#### Given information
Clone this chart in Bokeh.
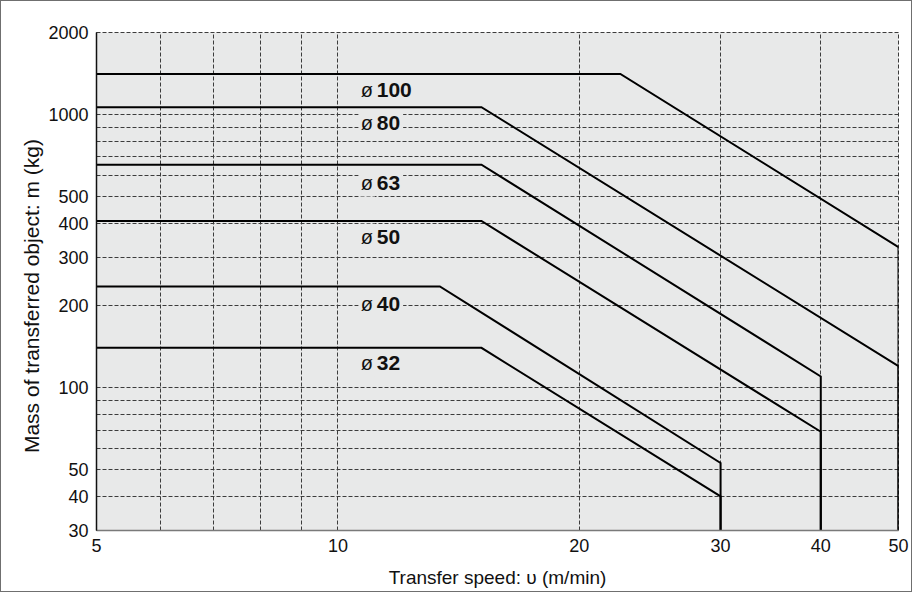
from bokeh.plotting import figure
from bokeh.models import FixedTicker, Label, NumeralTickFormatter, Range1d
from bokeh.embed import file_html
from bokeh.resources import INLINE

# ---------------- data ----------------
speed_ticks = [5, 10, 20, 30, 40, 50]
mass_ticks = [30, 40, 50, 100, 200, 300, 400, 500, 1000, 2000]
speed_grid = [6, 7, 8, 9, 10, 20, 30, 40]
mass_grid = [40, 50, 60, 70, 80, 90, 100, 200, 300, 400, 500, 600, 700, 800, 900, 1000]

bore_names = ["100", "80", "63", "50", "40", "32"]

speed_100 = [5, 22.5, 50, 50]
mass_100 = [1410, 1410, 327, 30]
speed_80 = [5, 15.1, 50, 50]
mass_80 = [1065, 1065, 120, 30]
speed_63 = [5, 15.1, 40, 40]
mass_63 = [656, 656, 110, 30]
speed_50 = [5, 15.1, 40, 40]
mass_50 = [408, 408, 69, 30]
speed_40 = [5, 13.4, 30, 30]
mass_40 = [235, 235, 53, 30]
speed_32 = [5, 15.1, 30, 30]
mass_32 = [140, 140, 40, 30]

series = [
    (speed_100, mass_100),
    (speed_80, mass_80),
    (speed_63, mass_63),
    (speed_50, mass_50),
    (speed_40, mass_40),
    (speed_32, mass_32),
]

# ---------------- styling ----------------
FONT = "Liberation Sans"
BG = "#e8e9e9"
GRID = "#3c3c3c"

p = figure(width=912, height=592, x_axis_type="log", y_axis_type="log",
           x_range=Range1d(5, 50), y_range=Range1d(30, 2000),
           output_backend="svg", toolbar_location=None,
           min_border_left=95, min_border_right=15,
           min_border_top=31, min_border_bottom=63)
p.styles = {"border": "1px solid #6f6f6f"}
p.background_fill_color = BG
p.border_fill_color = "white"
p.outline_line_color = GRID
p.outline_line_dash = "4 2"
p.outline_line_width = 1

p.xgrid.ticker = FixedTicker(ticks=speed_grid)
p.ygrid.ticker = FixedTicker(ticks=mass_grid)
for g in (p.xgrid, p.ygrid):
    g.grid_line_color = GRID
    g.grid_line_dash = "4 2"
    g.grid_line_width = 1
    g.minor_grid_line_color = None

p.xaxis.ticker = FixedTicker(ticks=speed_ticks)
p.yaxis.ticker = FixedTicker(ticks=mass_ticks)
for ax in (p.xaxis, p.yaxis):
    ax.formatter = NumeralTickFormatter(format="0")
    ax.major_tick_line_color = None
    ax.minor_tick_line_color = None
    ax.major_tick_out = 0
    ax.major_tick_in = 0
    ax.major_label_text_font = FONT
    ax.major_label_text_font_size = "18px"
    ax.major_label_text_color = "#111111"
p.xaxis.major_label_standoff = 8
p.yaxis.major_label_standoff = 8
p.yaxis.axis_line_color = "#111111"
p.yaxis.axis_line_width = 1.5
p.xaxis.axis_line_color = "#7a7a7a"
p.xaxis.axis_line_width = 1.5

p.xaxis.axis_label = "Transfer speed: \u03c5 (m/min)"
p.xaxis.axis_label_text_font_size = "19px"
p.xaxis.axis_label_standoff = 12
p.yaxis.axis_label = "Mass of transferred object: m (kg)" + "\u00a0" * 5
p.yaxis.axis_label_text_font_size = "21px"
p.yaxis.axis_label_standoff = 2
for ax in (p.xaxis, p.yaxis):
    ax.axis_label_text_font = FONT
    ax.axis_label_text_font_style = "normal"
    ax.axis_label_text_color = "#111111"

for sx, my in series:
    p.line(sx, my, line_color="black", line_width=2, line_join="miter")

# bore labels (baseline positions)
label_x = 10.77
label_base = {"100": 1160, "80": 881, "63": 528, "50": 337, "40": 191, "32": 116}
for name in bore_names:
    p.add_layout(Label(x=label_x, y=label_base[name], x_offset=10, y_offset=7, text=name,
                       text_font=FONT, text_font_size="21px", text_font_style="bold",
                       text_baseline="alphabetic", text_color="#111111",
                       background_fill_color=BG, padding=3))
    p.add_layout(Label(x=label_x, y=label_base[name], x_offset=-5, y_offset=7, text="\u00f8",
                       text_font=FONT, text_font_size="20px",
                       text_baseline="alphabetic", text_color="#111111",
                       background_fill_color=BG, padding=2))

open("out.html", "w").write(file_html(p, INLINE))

#### Stated problem
Skip the pictures and restate exactly the lines from the beginning of the listing to the line with "from bokeh.resources import INLINE", that line included.

#### Reply
Clone this chart in Bokeh.
from bokeh.plotting import figure
from bokeh.models import FixedTicker, Label, NumeralTickFormatter, Range1d
from bokeh.embed import file_html
from bokeh.resources import INLINE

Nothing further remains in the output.